Analyst Insight by Giedrius Daujotas
The growing middle-class in Brazil and subsequent rise in spend per child are creating opportunities for toymakers looking to expand in emerging markets. In 2011, Brazil's middle-class, if defined as households with an annual disposable income of over US$15,000, numbered 32.4 million households, a figure which puts Brazil's in fifth place globally in terms of number of middle-class households, ahead of France and the UK. Alternatively, if we define middle-class as households with an annual income of over US$25,000, the total would be 19.8 million households, still more than in Spain or Canada.
With Brazil's economy continuing to show signs of strength in 2011, it is increasingly becoming a lucrative target market for international toy companies. Mattel's recently announced results for 2011 indicate that Latin America accounted for revenue of nearly US$1 billion, with Brazil and Mexico now the company's second and third largest foreign markets, indicating the importance of the country as a toy market.
Strong economy sparks growth in disposable income
It is no coincidence that growth in its toy market has been boosted by the strength of Brazil's economy. The country's unemployment rate reached 4.7% in December 2011, marking a historical low, and way below the typical rate of above 10%. Increasing competition for employees has pushed up wages and disposable income. Over 2006-2011, Brazilian per capita disposable income grew at a CAGR of 11%, reaching US$8,058 by 2011. That figure does not include the effect of exchange rates, which would make growth even stronger.
Real GDP growth has slowed from the 7.6% recorded in 2010, but remained a healthy 3.2% for the first nine months of 2011 when compared to the same period the previous year. At the same time, Brazil's currency, the real, appreciated by 12% in 2010 and 5% in 2011 against the US dollar, boosted by the country's positive trade balance. While in the long run a strong exchange rate may pose a risk to Brazil's domestic economy, it does create a positive environment for international toymakers as it makes their toys more affordable in Brazil.
Source: Euromonitor International (Countries and Consumers) from national statistics
Toy market boosted by growing in middle class consumers
This growth in middle-class consumers has caused a rise in spending on toys. Traditional toys and games posted an impressive value CAGR of 17% over 2005-2010 in local currency terms. If exchange rates are taken into account, the increase is a mesmerizing 25% CAGR over the same period. In total, the Brazilian market for traditional toys grew from US$630 million in 2005 to US$1.9 billion in 2010, becoming the ninth largest toy market in the world. And the best part is that with an average spend of US$38 per 0-14-year-old, Brazil still lags behind some its peers in Latin America and so has plenty of potential for further growth.
Largest Markets for Traditional Toys in Latin America
Market size in 2010 and spend per child (0-14-year-old)

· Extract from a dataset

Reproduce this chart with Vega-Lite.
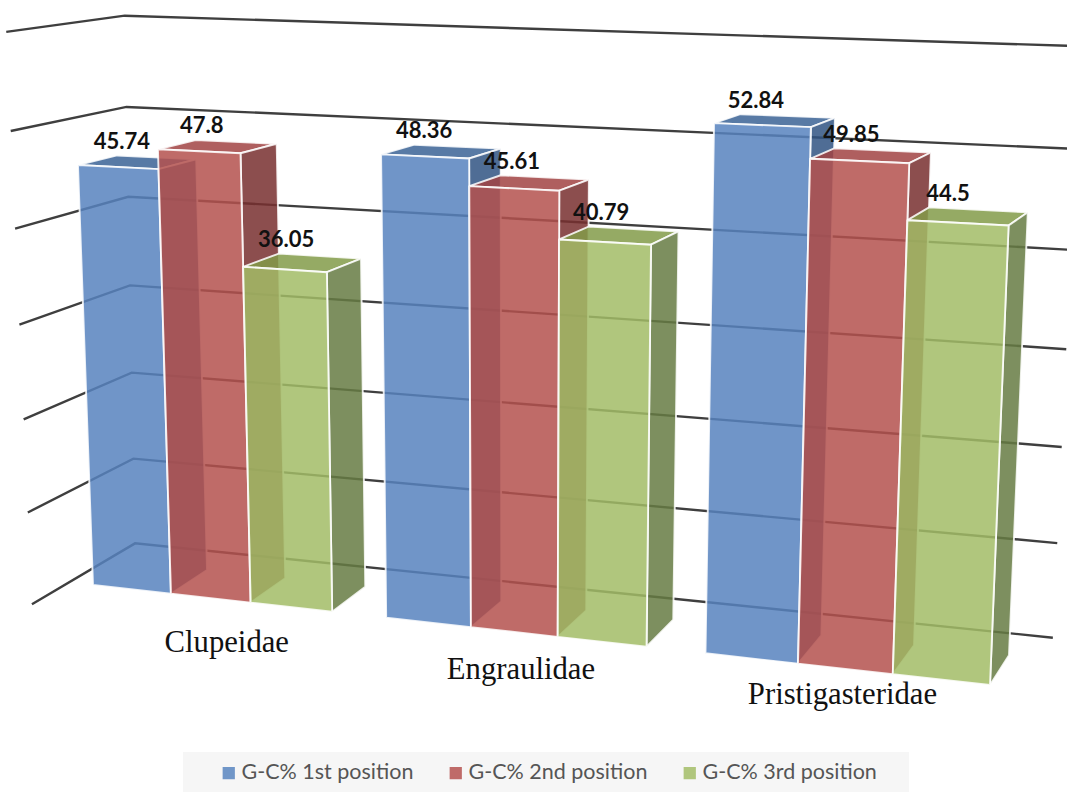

Source: Euromonitor International
So, what kinds of toys do Brazilians like? Mattel leads the Brazilian market by a large margin, commanding a robust 30% share, followed by Hasbro and local toymakers Grow Jogos and Estrela, the latter of which used to distribute and manufacture Hasbro toys in the country. Mattel's investment in localised toys such as Dora la Exploradora has paid off and these toys account for a significant share, but its main sellers in the country are Barbie and Hot Wheels, similar to US properties. Local licenses such as Turma da Mônica, or Xuxa, created after former children TV presenter, are also popular and compete against international characters Disney Princess, Toy Story and Shrek.
In the absence of large chained international retailers, such as Toys “R” Us, toy retailing is more fragmented in Brazil compared to the US or Europe. The largest toy stores include Ri Happy and PBKIDS, both of which expanded aggressively over 2005-2010. However, sales through traditional toy stores accounted for only 32% of all toys sold in Brazil in 2010. A significant 13% share of toy retailing is represented by department stores and a further 11% by variety stores, such as Americanas or Leader. Internet retailing is also on the rise, having reached a 9% share in 2011, and online sites from toy specialists Ri Happy, PB Kids as well as pure play internet toy retailer toymania.com.br have tempted many people to order online. The fragmented retailing landscape has benefited early entrants, such as Mattel, which have had time to establish strong relationships with retailers.
Economy-priced toys to drive future growth
The usual favourites such as model vehicles, dolls and action figures will continue to account for the bulk of sales as they are desired by children who watch television. In addition, sales of pre-school toys, construction toys and arts and crafts are also expected to enjoy strong growth over the forecast period due to more working women and parents choosing toys rather than their children.
Despite the improvement in purchasing power, price is still an important issue and economy- priced toys are better positioned to expand in the Brazilian market, benefiting companies like Mattel. Latin America is already a US$1 billion business for Mattel, and the toymaker is well positioned to reap the rewards as the Latin American toy market grows. Other toymakers such as Hasbro, BANDAI NAMCO and Takara TOMY are also looking to benefit from the increasing spend on toys in Latin America.